The disproportionate weight of media attention given to say, Sir Edward Heath, as opposed to the Bradford grooming gang sentenced this week, shows there is a danger the pendulum is swinging too far the other way. This threatens the painstaking work invested in ensuring the public and our institutions recognise child abuse as a very real danger. 

Whilst high profile cases have helped the cause there is now a real risk that the all-encompassing focus on them does both victims of abuse and those advocating on their behalf a fundamental disservice.

As the public watches high -profile cases collapsing amidst a media fanfare genuine convictions made across the country week in week out go virtually unannounced. If this trend continues they may start to believe that child sexual abuse isn’t the prolific problem we know it to be.

So, while detectives peer into the mists of time, searching for long lost clues, we have to face the unpalatable possibility that offences being committed today will in turn only be investigated fully in years or decades' time because there is not the manpower to deal with them right now.

So, now the Goddard Inquiry is in full swing, taking evidence about allegations of child sex crimes involving ‘well known people’ as well as institutional abuse, how do we ensure we don’t fail today’s victims?

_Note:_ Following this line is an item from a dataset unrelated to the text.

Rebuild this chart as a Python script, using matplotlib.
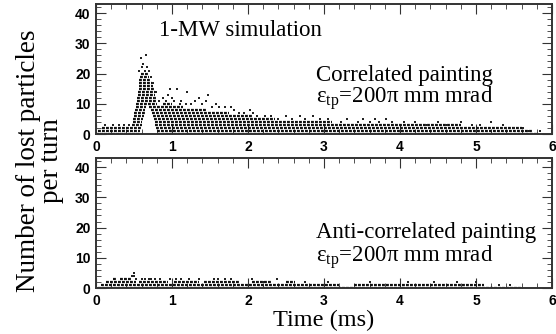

If they start to think their stories are going to be diminished by the continuing furore over how some senior public figures have been treated by the police they will stay silent. Therefore we have to continue to encourage them to come forward, to give them the confidence of knowing they will be listened to.

If we don’t we will find ourselves back in those incestuous days where people conspired to say and do nothing to prevent child abuse.

Peter Wanless is Chief Executive of the NSPCC.